__WRITTEN PROBLEM__. Below are several entries. Transcribe exactly those lines that fall from the one with "What matplotlib code" through the one with "import numpy as np", end lines included.

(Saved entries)
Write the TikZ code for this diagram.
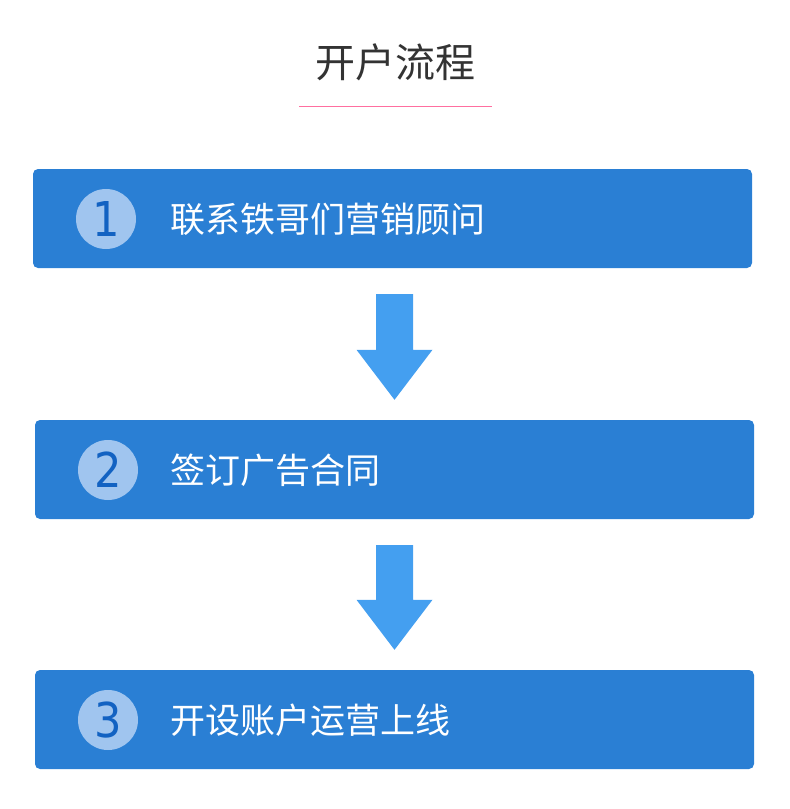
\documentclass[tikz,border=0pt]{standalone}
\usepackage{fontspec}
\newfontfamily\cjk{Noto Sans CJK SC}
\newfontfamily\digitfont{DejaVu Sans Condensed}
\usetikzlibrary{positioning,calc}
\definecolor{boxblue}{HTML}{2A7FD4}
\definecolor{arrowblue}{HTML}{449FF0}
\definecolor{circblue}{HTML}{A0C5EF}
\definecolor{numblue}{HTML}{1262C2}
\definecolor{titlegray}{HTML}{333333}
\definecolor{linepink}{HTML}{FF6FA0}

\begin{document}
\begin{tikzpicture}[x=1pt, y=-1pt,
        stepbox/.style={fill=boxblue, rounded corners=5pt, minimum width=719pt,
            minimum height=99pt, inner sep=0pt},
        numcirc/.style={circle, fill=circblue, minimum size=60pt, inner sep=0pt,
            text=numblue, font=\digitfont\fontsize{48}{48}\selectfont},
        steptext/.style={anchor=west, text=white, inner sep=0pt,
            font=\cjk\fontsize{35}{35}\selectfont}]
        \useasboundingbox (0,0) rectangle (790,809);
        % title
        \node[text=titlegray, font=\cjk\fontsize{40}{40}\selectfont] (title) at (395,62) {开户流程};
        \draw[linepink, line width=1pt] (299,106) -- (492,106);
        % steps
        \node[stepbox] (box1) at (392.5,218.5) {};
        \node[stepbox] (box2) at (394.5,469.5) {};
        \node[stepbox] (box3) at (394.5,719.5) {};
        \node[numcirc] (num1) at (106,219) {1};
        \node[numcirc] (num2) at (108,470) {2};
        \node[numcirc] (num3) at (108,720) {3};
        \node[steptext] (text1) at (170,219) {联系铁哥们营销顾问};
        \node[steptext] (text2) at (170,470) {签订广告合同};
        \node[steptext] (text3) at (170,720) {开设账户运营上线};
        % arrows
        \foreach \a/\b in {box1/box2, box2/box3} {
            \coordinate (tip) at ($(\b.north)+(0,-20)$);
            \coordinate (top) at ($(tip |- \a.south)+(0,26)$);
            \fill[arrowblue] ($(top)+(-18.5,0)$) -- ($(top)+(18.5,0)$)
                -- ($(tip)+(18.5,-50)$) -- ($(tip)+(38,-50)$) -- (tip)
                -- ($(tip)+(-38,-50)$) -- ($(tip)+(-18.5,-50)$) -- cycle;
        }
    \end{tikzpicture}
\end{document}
---
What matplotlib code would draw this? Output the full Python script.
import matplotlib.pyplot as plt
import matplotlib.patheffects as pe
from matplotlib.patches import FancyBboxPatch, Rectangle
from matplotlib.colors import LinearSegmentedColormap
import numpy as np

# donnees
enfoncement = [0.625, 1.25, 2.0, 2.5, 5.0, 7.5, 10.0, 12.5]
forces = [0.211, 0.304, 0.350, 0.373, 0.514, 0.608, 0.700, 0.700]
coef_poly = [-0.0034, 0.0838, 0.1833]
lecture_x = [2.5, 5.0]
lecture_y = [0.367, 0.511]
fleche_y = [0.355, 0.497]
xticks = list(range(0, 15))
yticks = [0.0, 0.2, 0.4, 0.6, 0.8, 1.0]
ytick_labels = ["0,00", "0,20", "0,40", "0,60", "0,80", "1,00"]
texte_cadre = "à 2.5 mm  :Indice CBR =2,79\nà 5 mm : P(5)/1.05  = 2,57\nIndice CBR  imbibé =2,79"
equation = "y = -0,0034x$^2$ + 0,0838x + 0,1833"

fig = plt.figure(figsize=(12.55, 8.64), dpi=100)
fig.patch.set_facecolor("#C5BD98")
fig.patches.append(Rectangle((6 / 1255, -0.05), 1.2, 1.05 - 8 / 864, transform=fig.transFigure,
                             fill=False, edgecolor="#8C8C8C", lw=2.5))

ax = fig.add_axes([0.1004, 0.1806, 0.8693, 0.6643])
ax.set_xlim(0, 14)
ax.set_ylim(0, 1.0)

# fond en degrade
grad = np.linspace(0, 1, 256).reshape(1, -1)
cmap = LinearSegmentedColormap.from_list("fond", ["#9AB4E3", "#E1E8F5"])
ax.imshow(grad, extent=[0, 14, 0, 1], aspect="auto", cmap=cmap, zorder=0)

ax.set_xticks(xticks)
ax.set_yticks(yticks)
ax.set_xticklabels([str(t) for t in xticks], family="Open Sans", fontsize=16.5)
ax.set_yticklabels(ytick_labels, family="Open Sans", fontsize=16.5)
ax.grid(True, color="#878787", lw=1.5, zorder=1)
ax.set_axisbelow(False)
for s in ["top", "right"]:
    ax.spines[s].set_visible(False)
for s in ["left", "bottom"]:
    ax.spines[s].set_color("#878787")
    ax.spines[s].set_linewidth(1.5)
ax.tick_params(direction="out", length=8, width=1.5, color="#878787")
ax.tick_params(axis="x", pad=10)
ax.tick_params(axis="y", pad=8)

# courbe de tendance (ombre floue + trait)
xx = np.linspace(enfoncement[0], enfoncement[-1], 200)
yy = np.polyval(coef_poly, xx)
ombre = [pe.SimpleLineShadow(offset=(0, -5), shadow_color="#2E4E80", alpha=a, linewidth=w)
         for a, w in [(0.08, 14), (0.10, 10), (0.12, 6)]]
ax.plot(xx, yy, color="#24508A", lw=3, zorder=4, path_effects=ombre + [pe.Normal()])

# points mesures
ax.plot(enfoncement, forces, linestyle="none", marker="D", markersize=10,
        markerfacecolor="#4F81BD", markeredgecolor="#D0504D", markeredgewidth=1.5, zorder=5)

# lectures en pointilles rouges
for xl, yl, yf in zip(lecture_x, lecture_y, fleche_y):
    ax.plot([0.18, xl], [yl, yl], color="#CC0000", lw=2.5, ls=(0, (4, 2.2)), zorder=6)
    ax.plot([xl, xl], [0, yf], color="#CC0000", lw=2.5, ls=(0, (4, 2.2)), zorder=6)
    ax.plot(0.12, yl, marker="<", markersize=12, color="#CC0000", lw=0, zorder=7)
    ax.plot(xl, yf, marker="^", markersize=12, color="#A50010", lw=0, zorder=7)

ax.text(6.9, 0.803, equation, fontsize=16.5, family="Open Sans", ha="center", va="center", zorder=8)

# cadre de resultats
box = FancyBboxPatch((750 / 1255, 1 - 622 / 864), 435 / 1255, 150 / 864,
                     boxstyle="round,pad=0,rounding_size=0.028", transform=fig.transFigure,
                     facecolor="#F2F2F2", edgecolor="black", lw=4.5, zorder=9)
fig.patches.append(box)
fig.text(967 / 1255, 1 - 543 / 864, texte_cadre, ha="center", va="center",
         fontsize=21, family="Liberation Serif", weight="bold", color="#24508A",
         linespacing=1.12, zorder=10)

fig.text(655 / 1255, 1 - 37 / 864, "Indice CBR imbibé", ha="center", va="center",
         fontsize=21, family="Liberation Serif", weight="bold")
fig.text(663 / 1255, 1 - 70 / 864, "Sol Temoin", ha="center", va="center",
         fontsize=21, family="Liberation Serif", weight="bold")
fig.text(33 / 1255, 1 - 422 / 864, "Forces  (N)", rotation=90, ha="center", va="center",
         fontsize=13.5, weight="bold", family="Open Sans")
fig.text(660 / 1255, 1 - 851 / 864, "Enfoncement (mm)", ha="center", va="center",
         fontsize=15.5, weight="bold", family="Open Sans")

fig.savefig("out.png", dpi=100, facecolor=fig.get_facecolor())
---
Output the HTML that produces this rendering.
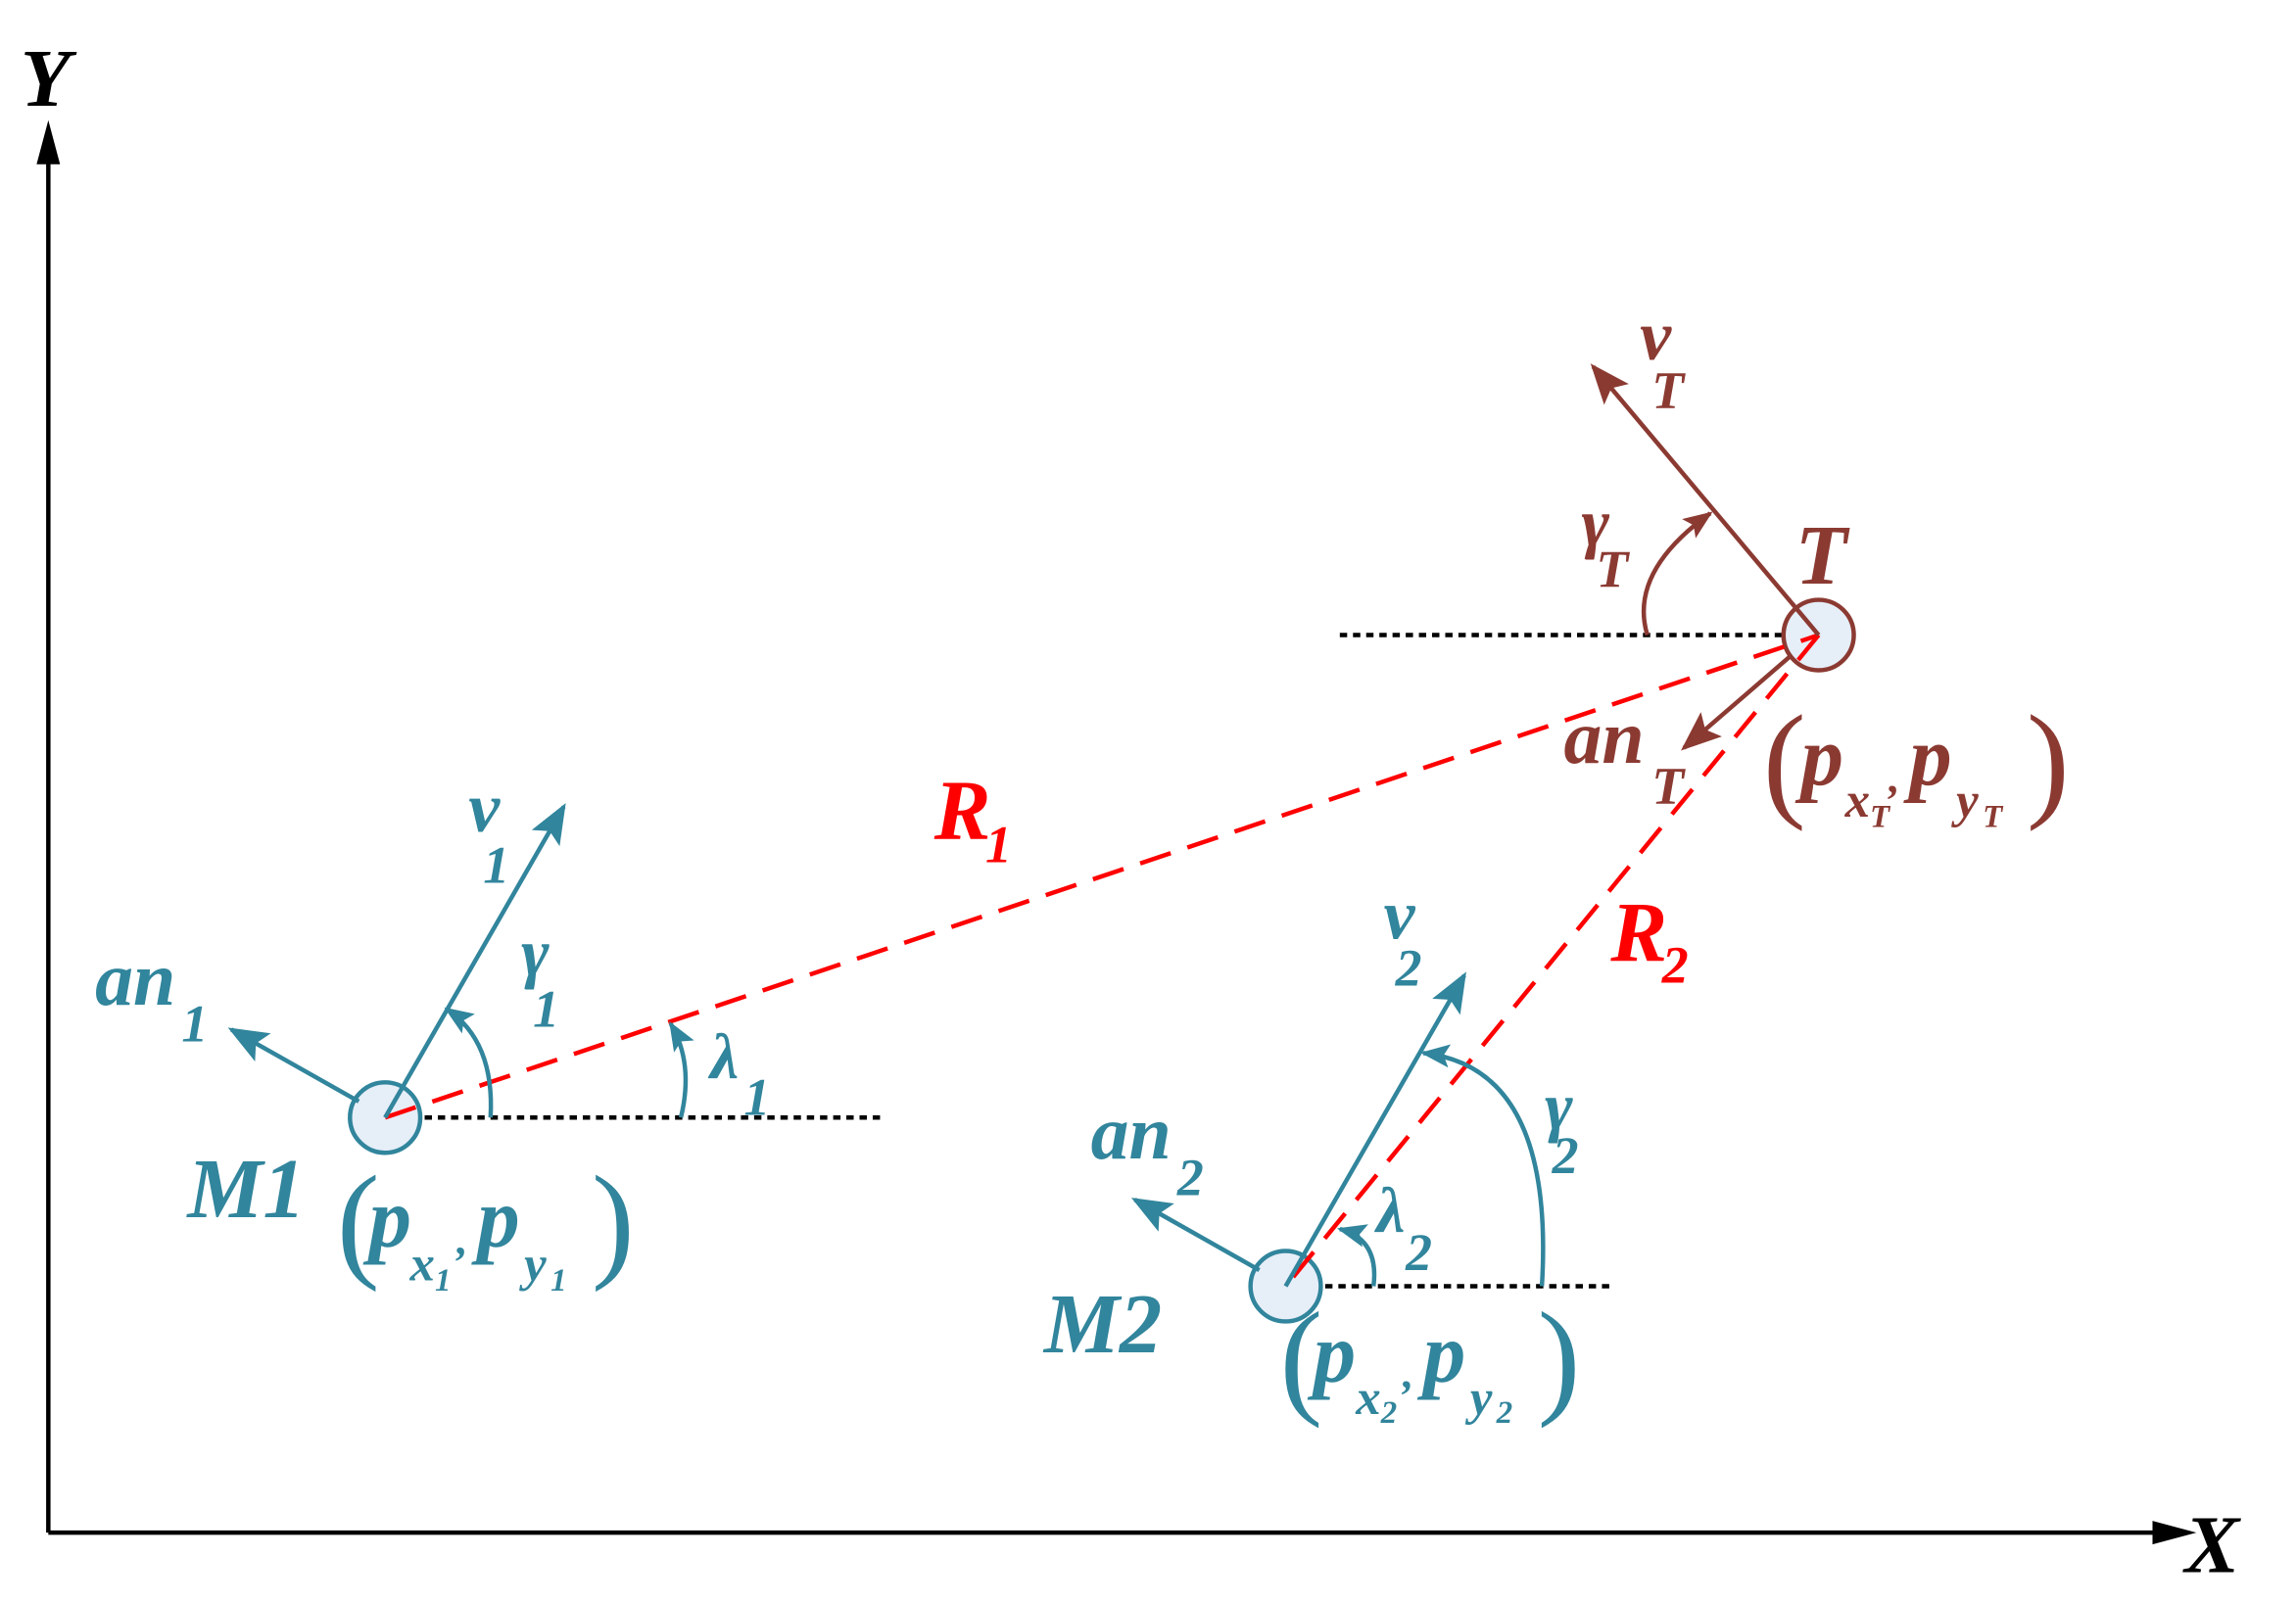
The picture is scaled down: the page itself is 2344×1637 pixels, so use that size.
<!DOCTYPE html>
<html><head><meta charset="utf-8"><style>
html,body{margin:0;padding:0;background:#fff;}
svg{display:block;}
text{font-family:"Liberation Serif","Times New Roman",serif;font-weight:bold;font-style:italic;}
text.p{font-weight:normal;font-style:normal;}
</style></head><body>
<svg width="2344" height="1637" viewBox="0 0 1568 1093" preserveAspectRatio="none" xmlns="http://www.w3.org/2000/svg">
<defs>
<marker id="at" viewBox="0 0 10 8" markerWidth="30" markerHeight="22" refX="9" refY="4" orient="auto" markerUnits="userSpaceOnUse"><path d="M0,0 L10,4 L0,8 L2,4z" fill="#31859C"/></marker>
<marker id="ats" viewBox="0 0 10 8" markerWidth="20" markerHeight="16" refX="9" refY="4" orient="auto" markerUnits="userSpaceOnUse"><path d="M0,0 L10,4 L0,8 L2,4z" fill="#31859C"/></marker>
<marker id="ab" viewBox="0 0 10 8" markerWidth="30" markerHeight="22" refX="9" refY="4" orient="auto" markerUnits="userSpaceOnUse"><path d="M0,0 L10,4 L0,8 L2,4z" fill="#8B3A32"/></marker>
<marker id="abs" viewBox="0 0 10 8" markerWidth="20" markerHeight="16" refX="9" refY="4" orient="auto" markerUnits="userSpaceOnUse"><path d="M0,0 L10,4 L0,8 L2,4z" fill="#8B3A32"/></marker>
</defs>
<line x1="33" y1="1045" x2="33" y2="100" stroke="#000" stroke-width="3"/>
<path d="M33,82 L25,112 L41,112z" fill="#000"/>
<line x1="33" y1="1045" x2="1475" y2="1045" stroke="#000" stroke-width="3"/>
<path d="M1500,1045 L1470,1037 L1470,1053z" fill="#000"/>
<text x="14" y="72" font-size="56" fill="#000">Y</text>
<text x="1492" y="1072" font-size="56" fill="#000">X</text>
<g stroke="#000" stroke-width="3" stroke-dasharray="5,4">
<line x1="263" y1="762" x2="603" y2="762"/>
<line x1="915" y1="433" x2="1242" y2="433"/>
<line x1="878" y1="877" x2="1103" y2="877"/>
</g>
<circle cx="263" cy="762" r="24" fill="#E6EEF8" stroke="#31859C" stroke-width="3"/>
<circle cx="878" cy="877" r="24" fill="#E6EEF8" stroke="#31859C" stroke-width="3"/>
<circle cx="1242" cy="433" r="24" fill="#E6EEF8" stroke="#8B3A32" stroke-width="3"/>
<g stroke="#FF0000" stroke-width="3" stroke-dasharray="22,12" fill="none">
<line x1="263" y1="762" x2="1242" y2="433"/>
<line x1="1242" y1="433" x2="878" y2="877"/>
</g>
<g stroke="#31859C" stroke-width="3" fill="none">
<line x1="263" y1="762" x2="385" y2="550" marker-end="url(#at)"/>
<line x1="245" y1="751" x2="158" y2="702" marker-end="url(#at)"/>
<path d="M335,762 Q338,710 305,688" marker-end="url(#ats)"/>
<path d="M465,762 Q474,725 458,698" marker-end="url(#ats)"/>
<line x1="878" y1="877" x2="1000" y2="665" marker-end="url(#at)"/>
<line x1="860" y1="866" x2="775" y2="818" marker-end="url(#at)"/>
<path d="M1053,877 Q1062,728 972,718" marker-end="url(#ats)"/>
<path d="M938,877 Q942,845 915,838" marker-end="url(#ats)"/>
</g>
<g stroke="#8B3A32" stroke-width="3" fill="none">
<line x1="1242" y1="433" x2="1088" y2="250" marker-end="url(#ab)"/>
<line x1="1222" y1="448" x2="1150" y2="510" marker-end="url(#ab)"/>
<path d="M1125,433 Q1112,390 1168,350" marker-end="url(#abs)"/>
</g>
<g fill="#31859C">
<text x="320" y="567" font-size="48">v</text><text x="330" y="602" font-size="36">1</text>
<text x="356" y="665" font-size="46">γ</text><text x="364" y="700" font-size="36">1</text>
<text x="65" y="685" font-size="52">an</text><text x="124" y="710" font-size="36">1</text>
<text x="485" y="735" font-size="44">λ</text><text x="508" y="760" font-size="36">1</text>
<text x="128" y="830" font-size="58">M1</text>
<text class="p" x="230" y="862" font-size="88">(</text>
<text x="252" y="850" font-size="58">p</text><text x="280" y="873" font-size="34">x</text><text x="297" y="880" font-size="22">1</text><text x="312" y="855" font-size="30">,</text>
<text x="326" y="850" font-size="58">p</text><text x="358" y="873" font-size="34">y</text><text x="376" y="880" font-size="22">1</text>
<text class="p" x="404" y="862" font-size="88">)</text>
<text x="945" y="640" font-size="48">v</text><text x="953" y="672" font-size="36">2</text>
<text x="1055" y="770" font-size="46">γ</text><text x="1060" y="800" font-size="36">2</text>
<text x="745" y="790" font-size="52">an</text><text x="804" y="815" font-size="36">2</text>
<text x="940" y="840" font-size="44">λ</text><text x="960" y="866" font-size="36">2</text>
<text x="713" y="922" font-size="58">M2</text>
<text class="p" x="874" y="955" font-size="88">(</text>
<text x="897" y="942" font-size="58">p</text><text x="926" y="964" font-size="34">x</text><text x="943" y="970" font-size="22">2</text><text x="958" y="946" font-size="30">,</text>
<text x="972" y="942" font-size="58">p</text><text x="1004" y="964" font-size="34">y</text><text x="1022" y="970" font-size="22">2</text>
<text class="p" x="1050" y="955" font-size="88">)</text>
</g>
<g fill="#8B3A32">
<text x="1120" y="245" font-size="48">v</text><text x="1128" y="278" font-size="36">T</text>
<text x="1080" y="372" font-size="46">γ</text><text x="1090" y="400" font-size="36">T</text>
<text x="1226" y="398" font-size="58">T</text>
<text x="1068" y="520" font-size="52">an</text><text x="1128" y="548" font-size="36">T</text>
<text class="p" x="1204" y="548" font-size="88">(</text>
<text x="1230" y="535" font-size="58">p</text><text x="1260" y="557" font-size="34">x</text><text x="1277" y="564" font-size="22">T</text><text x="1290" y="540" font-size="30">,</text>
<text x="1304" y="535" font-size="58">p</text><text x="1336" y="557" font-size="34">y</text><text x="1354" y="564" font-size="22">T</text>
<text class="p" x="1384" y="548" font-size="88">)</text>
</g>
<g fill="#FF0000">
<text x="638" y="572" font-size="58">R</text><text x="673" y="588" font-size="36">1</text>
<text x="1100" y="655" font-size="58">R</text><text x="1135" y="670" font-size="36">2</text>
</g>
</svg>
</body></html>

__OUTPUT__.
What matplotlib code would draw this? Output the full Python script.
import matplotlib.pyplot as plt
import matplotlib.patheffects as pe
from matplotlib.patches import FancyBboxPatch, Rectangle
from matplotlib.colors import LinearSegmentedColormap
import numpy as np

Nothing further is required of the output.